11. DUKW was a 2 ½ ton amphibious truck.
12. 2nd Canadian Corps crossed the Orme River at Caen capturing German positions opposite in an operation which took place July 18-21. The fighting was very fierce and casualties were high on both sides. Second Division alone suffered 1149 casualties including 254 dead.
13. The Sherbrooke Fusiliers no doubt had priority because they were then engaged in a major attack on German positions by Canadian Corps. On July 25, 1944, the Canadians suffered about 1500 casualties including 450 dead. Next to Dieppe, this was the most costly day for Canada in the entire war.
14. On July 25th, the American armies to the west broke through German defences in a critical success which would bring victory in Normandy. The breakthrough was made possible by the holding attacks staged at Caen by Canadian and British troops which tied down a powerful enemy force.
15. Canadian troops were racing forward to Falaise to try to meet other Allied forces and surround the German army in Normandy. A loose encirclement was achieved from which many German soldiers escaped. However, their units were smashed, their equipment abandoned, destroyed or captured, and tens of thousands were killed, wounded or made prisoner. Since D-Day the Germans had suffered about 460,000 casualties vs. 206,000 for the Allies.

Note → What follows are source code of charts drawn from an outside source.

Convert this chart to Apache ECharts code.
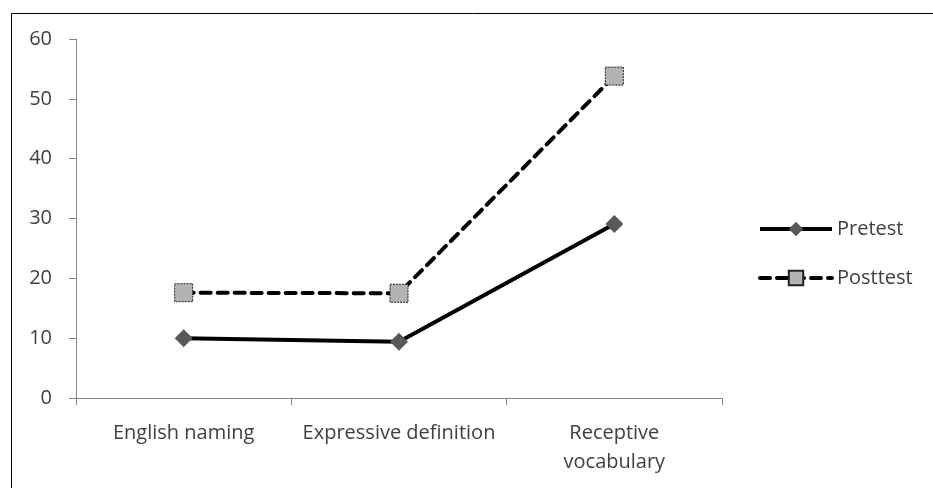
<!DOCTYPE html>
<html><head><meta charset="utf-8">
<script src="https://cdn.jsdelivr.net/npm/echarts@6/dist/echarts.min.js"></script>
<style>html,body{margin:0;padding:0;background:#fff}#c{width:933px;height:488px}</style>
</head><body><div id="c"></div>
<script>
var categories = ['English naming', 'Expressive definition', 'Receptive\nvocabulary'];
var pretest = [10.0, 9.4, 29.1];
var posttest = [17.6, 17.5, 53.8];
var yTicks = [0, 10, 20, 30, 40, 50, 60];

var chart = echarts.init(document.getElementById('c'));
var font = 'Open Sans';
var txt = '#404040';
var fs = 20;
chart.setOption({
  animation: false,
  backgroundColor: '#fff',
  graphic: [{type: 'rect', shape: {x: 11.5, y: 13.5, width: 930, height: 490}, style: {fill: 'none', stroke: '#000', lineWidth: 1}}],
  grid: {left: 76, right: 211, top: 39, bottom: 90},
  legend: {
    orient: 'vertical', left: 758, top: 219, padding: 0, itemWidth: 72, itemHeight: 18, itemGap: 29,
    textStyle: {fontFamily: font, fontSize: fs, color: txt},
    data: [
      {name: 'Pretest', lineStyle: {width: 4}},
      {name: 'Posttest', lineStyle: {width: 4}}
    ]
  },
  xAxis: {
    type: 'category', data: categories, boundaryGap: true,
    axisLine: {lineStyle: {color: '#868686', width: 1}},
    axisTick: {show: true, length: 7, lineStyle: {color: '#868686'}},
    axisLabel: {fontFamily: font, fontSize: fs, color: txt, margin: 21, lineHeight: 29, interval: 0}
  },
  yAxis: {
    type: 'value', min: yTicks[0], max: yTicks[yTicks.length - 1], interval: 10,
    axisLine: {show: true, lineStyle: {color: '#868686', width: 1}},
    axisTick: {show: true, length: 7, lineStyle: {color: '#868686'}},
    splitLine: {show: false},
    axisLabel: {fontFamily: font, fontSize: fs, color: txt, margin: 24}
  },
  series: [
    {name: 'Pretest', type: 'line', data: pretest, symbol: 'diamond', symbolSize: 18,
     lineStyle: {color: '#000', width: 4},
     itemStyle: {color: '#595959', borderColor: '#595959', borderWidth: 0}},
    {name: 'Posttest', type: 'line', data: posttest, symbol: 'rect', symbolSize: 18,
     lineStyle: {color: '#000', width: 4, type: [10, 7], cap: 'round'},
     itemStyle: {color: '#b3b3b3', borderColor: '#222', borderWidth: 1, borderType: [2, 1]}}
  ]
});
</script></body></html>
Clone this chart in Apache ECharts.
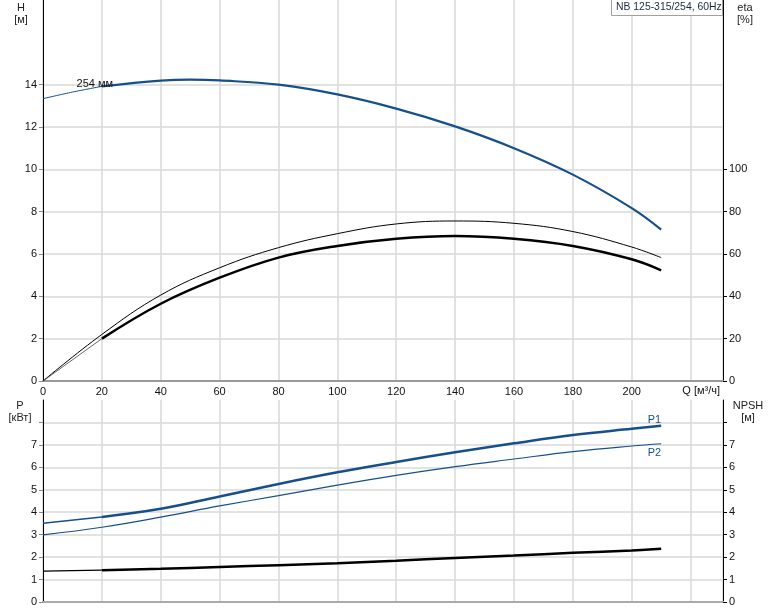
<!DOCTYPE html>
<html>
<head>
<meta charset="utf-8">
<script src="https://cdn.jsdelivr.net/npm/echarts@6/dist/echarts.min.js"></script>
<style>
html,body{margin:0;padding:0;background:#fff;}
#c{width:774px;height:611px;}
</style>
</head>
<body>
<div id="c"></div>
<script>
// ---- data ----
var q = [20, 40, 60, 80, 100, 120, 140, 160, 180, 200, 210];
var qHead = [20, 40, 50, 60, 80, 100, 120, 140, 160, 180, 200, 210];
var qStart = [0, 10, 20];
var headStart = [13.34, 13.65, 13.92];
var head = [13.92, 14.19, 14.24, 14.2, 14.0, 13.54, 12.87, 12.03, 11.0, 9.75, 8.17, 7.15];
var qEtaFull = [0, 20, 40, 60, 80, 100, 120, 140, 160, 180, 200, 210];
var etaUpper = [0, 22.0, 40.6, 53.5, 63.0, 69.6, 74.2, 75.6, 74.5, 70.6, 63.3, 58.3];
var qEtaStart = [0, 20];
var etaLowerStart = [0, 20.0];
var etaLower = [20.0, 36.5, 48.8, 58.3, 63.8, 67.2, 68.5, 67.2, 63.8, 57.5, 52.3];
var qPStart = [0, 20];
var p1Start = [3.51, 3.79];
var p1 = [3.79, 4.15, 4.70, 5.26, 5.78, 6.24, 6.67, 7.07, 7.44, 7.72, 7.85];
var p2 = [2.99, 3.33, 3.78, 4.28, 4.74, 5.21, 5.64, 6.03, 6.37, 6.70, 6.95, 7.05];
var npshStart = [1.38, 1.42];
var npsh = [1.42, 1.48, 1.56, 1.64, 1.73, 1.84, 1.96, 2.07, 2.19, 2.30, 2.37];
var xTicks = [0, 20, 40, 60, 80, 100, 120, 140, 160, 180, 200];
var hTicks = [0, 2, 4, 6, 8, 10, 12, 14];
var etaTicks = [0, 20, 40, 60, 80, 100];
var pLabels = [0, 1, 2, 3, 4, 5, 6, 7];
var pTickVals = [0, 1, 2, 3, 4, 5, 6, 7, 8];
var titleText = 'NB 125-315/254, 60Hz';
var curveName = '254 мм';

function pairs(xs, ys) { return xs.map(function (x, i) { return [x, ys[i]]; }); }

var FONT = 'Liberation Sans, Arial, sans-serif';
var BLUE = '#16508b';
var GRID = '#d9d9d9';

var chart = echarts.init(document.getElementById('c'), null, {renderer: 'canvas'});

function yAxisBase(gridIndex, pos, max, interval, labels, ticks) {
  return {
    type: 'value', gridIndex: gridIndex, position: pos, min: 0, max: max, interval: interval,
    axisLine: {show: true, onZero: false, lineStyle: {color: '#000', width: 1}},
    axisTick: {show: true, length: 4, customValues: ticks, lineStyle: {color: pos === 'left' ? '#888' : '#000'}},
    axisLabel: {customValues: labels, color: '#111', fontFamily: FONT, fontSize: 11, margin: 6},
    splitLine: {show: pos === 'left', lineStyle: {color: GRID, width: 1.5}}
  };
}

var option = {
  animation: false,
  backgroundColor: '#fff',
  grid: [
    {left: 43, right: 51, top: 0, height: 381},
    {left: 43, right: 51, top: 400, height: 202}
  ],
  xAxis: [
    {
      type: 'value', gridIndex: 0, min: 0, max: 231, interval: 20,
      axisLine: {show: true, lineStyle: {color: '#999', width: 2}},
      axisTick: {show: false},
      axisLabel: {customValues: xTicks, color: '#111', fontFamily: FONT, fontSize: 11, margin: 5},
      splitLine: {show: true, lineStyle: {color: GRID, width: 1.5}},
      name: 'Q [м³/ч]', nameLocation: 'end', nameGap: -3,
      nameTextStyle: {align: 'right', verticalAlign: 'top', padding: [4, 0, 0, 0], color: '#111', fontFamily: FONT, fontSize: 11}
    },
    {
      type: 'value', gridIndex: 1, min: 0, max: 231, interval: 20,
      axisLine: {show: true, lineStyle: {color: '#aaa', width: 2}},
      axisTick: {show: false},
      axisLabel: {show: false},
      splitLine: {show: true, lineStyle: {color: GRID, width: 1.5}}
    },
    {
      type: 'value', gridIndex: 1, min: 0, max: 231, position: 'top',
      axisLine: {show: true, lineStyle: {color: '#aaa', width: 2}},
      axisTick: {show: false}, axisLabel: {show: false}, splitLine: {show: false}
    }
  ],
  yAxis: [
    yAxisBase(0, 'left', 18, 2, hTicks, hTicks),
    yAxisBase(0, 'right', 180, 20, etaTicks, etaTicks),
    yAxisBase(1, 'left', 9, 1, pLabels, pTickVals),
    yAxisBase(1, 'right', 9, 1, pLabels, pTickVals)
  ],
  graphic: [
    {type: 'text', x: 21, y: 2, style: {text: 'H\n[м]', font: '11px ' + FONT, fill: '#222', align: 'center', lineHeight: 12}},
    {type: 'text', x: 745, y: 2, style: {text: 'eta\n[%]', font: '11px ' + FONT, fill: '#222', align: 'center', lineHeight: 12}},
    {type: 'text', x: 20, y: 400, style: {text: 'P\n[кВт]', font: '11px ' + FONT, fill: '#222', align: 'center', lineHeight: 12}},
    {type: 'text', x: 748, y: 400, style: {text: 'NPSH\n[м]', font: '11px ' + FONT, fill: '#222', align: 'center', lineHeight: 12}},
    {type: 'rect', shape: {x: 611.5, y: -1, width: 111, height: 16.5}, style: {fill: '#fff', stroke: '#a0a0a0', lineWidth: 1}, z: 10},
    {type: 'text', x: 616, y: 2, z: 11, style: {text: titleText, font: '10.4px ' + FONT, fill: '#1a2a44'}}
  ],
  series: [
    {type: 'line', xAxisIndex: 0, yAxisIndex: 0, data: pairs(qStart, headStart), smooth: 0.3, showSymbol: false,
      lineStyle: {color: BLUE, width: 1}, z: 3,
      endLabel: {show: true, formatter: curveName, align: 'center', verticalAlign: 'middle', distance: 0, offset: [-7, -2],
        color: '#111', fontFamily: FONT, fontSize: 11}},
    {type: 'line', xAxisIndex: 0, yAxisIndex: 0, data: pairs(qHead, head), smooth: 0.4, showSymbol: false,
      lineStyle: {color: BLUE, width: 2.2}, z: 3},
    {type: 'line', xAxisIndex: 0, yAxisIndex: 1, data: pairs(qEtaFull, etaUpper), smooth: 0.4, showSymbol: false,
      lineStyle: {color: '#000', width: 1}, z: 3},
    {type: 'line', xAxisIndex: 0, yAxisIndex: 1, data: pairs(qEtaStart, etaLowerStart), showSymbol: false,
      lineStyle: {color: '#444', width: 0.8}, z: 3},
    {type: 'line', xAxisIndex: 0, yAxisIndex: 1, data: pairs(q, etaLower), smooth: 0.4, showSymbol: false,
      lineStyle: {color: '#000', width: 2.5}, z: 3},
    {type: 'line', xAxisIndex: 1, yAxisIndex: 2, data: pairs(qPStart, p1Start), showSymbol: false,
      lineStyle: {color: BLUE, width: 1.5}, z: 3},
    {type: 'line', xAxisIndex: 1, yAxisIndex: 2, data: pairs(q, p1), smooth: 0.4, showSymbol: false,
      lineStyle: {color: BLUE, width: 2.5}, z: 3,
      endLabel: {show: true, formatter: 'P1', align: 'right', verticalAlign: 'bottom', distance: 0, offset: [0, 0],
        color: BLUE, fontFamily: FONT, fontSize: 11}},
    {type: 'line', xAxisIndex: 1, yAxisIndex: 2, data: pairs([0].concat(q), p2), smooth: 0.4, showSymbol: false,
      lineStyle: {color: BLUE, width: 1.2}, z: 3,
      endLabel: {show: true, formatter: 'P2', align: 'right', verticalAlign: 'top', distance: 0, offset: [0, 4],
        color: BLUE, fontFamily: FONT, fontSize: 11}},
    {type: 'line', xAxisIndex: 1, yAxisIndex: 3, data: pairs(qPStart, npshStart), showSymbol: false,
      lineStyle: {color: '#000', width: 1.2}, z: 3},
    {type: 'line', xAxisIndex: 1, yAxisIndex: 3, data: pairs(q, npsh), smooth: 0.4, showSymbol: false,
      lineStyle: {color: '#000', width: 2.5}, z: 3}
  ]
};
chart.setOption(option);
</script>
</body>
</html>
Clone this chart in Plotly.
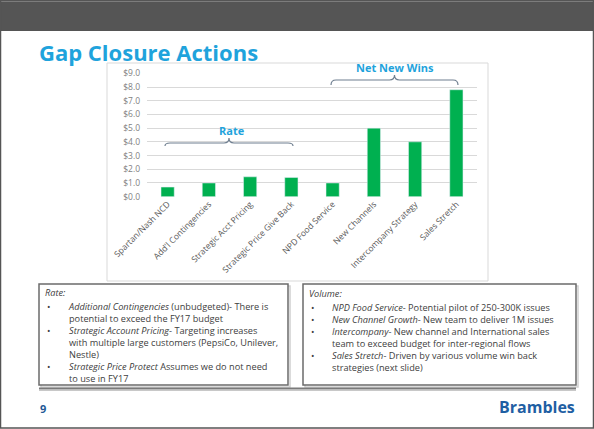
import plotly.graph_objects as go

W, H = 594, 429

# chart data
categories = ["Spartan/Nash NCD", "Add'l Contingencies", "Strategic Acct Pricing",
              "Strategic Price Give Back", "NPD Food Service", "New Channels",
              "Intercompany Strategy", "Sales Stretch"]
values = [0.7, 1.0, 1.45, 1.4, 1.0, 5.0, 4.0, 7.8]
y_ticks = [0, 1, 2, 3, 4, 5, 6, 7, 8, 9]
y_tick_labels = ["$0.0", "$1.0", "$2.0", "$3.0", "$4.0", "$5.0", "$6.0", "$7.0", "$8.0", "$9.0"]

# text box contents: heading, then (bullet?, html text) lines
rate_head = "<i>Rate:</i>"
rate_lines = [
    (True, "<i>Additional Contingencies</i> (unbudgeted)- There is"),
    (False, "potential to exceed the FY17 budget"),
    (True, "<i>Strategic Account Pricing</i>- Targeting increases"),
    (False, "with multiple large customers (PepsiCo, Unilever,"),
    (False, "Nestle)"),
    (True, "<i>Strategic Price Protect</i> Assumes we do not need"),
    (False, "to use in FY17"),
]
volume_head = "<i>Volume:</i>"
volume_lines = [
    (True, "<i>NPD Food Service</i>- Potential pilot of 250-300K issues"),
    (True, "<i>New Channel Growth</i>- New team to deliver 1M issues"),
    (True, "<i>Intercompany</i>- New channel and International sales"),
    (False, "team to exceed budget for inter-regional flows"),
    (True, "<i>Sales Stretch</i>- Driven by various volume win back"),
    (False, "strategies (next slide)"),
]


def px(x):
    return x / W


def py(y):
    return 1 - y / H


FONT = "Open Sans"
BLUE = "#1fa3dc"
TEXT = "#404040"
BOX_SIZE = 9.2


def label(text, x, y, size, color, xanchor="left", yanchor="middle"):
    return dict(text=text, x=px(x), y=py(y), xref="paper", yref="paper",
                xanchor=xanchor, yanchor=yanchor, showarrow=False, borderpad=0,
                align="left", font=dict(family=FONT, size=size, color=color))


fig = go.Figure()
fig.add_trace(go.Bar(x=categories, y=values, marker_color="#00b050",
                     width=0.32, showlegend=False))

shapes = []
annotations = []

# top dark band and slide frame
shapes.append(dict(type="rect", xref="paper", yref="paper", x0=0, x1=1,
                   y0=py(31), y1=1, fillcolor="#555555", line_width=0, layer="below"))
shapes.append(dict(type="line", xref="paper", yref="paper", x0=0, x1=1,
                   y0=py(1), y1=py(1), line=dict(color="#8a8a8a", width=2)))
shapes.append(dict(type="rect", xref="paper", yref="paper", x0=px(0.5), x1=px(593.5),
                   y0=py(428), y1=py(0.5), line=dict(color="#555555", width=1.5)))

# chart frame
shapes.append(dict(type="rect", xref="paper", yref="paper", x0=px(107), x1=px(488),
                   y0=py(281), y1=py(63), line=dict(color="#d9d9d9", width=1), layer="below"))


def bracket(x0, x1, ytop, yend):
    xm = (x0 + x1) / 2
    yh = ytop + 5
    pts = (f"M {px(x0)},{py(yend)} Q {px(x0)},{py(yh)} {px(x0 + 5)},{py(yh)} "
           f"L {px(xm - 5)},{py(yh)} Q {px(xm)},{py(yh)} {px(xm)},{py(ytop)} "
           f"Q {px(xm)},{py(yh)} {px(xm + 5)},{py(yh)} "
           f"L {px(x1 - 5)},{py(yh)} Q {px(x1)},{py(yh)} {px(x1)},{py(yend)}")
    return dict(type="path", xref="paper", yref="paper", path=pts,
                line=dict(color="#6f7f90", width=1.2))


shapes.append(bracket(165, 293, 138, 146))
shapes.append(bracket(331, 458, 75, 85))
annotations.append(label("<b>Rate</b>", 232, 130.5, 11, BLUE, "center"))
annotations.append(label("<b>Net New Wins</b>", 395, 67.5, 11, BLUE, "center"))

# title
annotations.append(label("<b>Gap Closure Actions</b>", 38, 52, 22, BLUE))

# text boxes
for x0, x1 in [(39, 288), (303, 576)]:
    shapes.append(dict(type="rect", xref="paper", yref="paper", x0=px(x0 + 2), x1=px(x1 + 2),
                       y0=py(387), y1=py(286), line=dict(color="#d0d0d0", width=1.5),
                       layer="below"))
    shapes.append(dict(type="rect", xref="paper", yref="paper", x0=px(x0), x1=px(x1),
                       y0=py(385), y1=py(284), fillcolor="white",
                       line=dict(color="#6b6b6b", width=1.5)))

shapes.append(dict(type="line", xref="paper", yref="paper", x0=px(39), x1=px(576),
                   y0=py(388.5), y1=py(388.5), line=dict(color="#7a7a7a", width=2)))
shapes.append(dict(type="line", xref="paper", yref="paper", x0=px(39), x1=px(576),
                   y0=py(390.5), y1=py(390.5), line=dict(color="#c8c8c8", width=1)))


def box_text(head, lines, x_head, x_bullet, x_text, y_head, y_first):
    annotations.append(label(head, x_head, y_head, BOX_SIZE, TEXT))
    bullets = "<br>".join("•" if b else "\u00a0" for b, _ in lines)
    body = "<br>".join(t for _, t in lines)
    top = y_first - 0.65 * BOX_SIZE
    annotations.append(label(bullets, x_bullet, top, BOX_SIZE, TEXT, yanchor="top"))
    annotations.append(label(body, x_text, top, BOX_SIZE, TEXT, yanchor="top"))


box_text(rate_head, rate_lines, 44, 46, 67, 292.8, 305)
box_text(volume_head, volume_lines, 308, 310, 331, 293, 305.5)

# footer
annotations.append(label("<b>9</b>", 39, 408, 11, "#1f5a96"))
annotations.append(label("<b>Brambles</b>", 576, 407, 16, "#1f5fa3", "right"))

fig.update_layout(
    width=W, height=H,
    margin=dict(l=0, r=0, t=0, b=0),
    paper_bgcolor="white", plot_bgcolor="white",
    shapes=shapes,
    annotations=annotations,
    xaxis=dict(domain=[px(147), px(477)], range=[-0.5, 7.5], tickangle=-45,
               tickfont=dict(family=FONT, size=8.5, color="#595959"),
               showline=False, ticks="", automargin=False),
    yaxis=dict(domain=[py(196.7), py(73.3)], range=[0, 9], tickvals=y_ticks,
               ticktext=y_tick_labels, showgrid=True, gridcolor="#d9d9d9",
               gridwidth=1, zeroline=False, ticks="", ticklabelstandoff=6,
               automargin=False,
               tickfont=dict(family=FONT, size=8.5, color="#7f7f7f")),
)

# page body has a default 8px margin; drop it so the slide sits at the corner
fig.write_html("out.html", config={"responsive": False, "displayModeBar": False},
               post_script="document.body.style.margin='0';")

16. British troops had a tenuous hold on the city of Antwerp. This port had an enormous capacity to handle shipping and its operation was vital to the re-supply of Allied armies. Unfortunately, it lay inland on the Scheldt River and before it could be used by Allied vessels parts of the city and much adjacent ground held by German troops had to be cleared. Thus, from mid-September to November 10th, the Canadian army fought through the West Scheldt South Beveland Peninsula to Walchern and forced the German surrender. The battle was fought under what Field Marshal Montgomery termed “the most appalling conditions of ground.” Much of the land was reclaimed from the sea by dykes which the Germans used to their great advantage to flood the land and to conceal themselves. When 2nd Division was withdrawn from the battle on November 3rd, it had [suffered] 3,650 casualties in just over a month.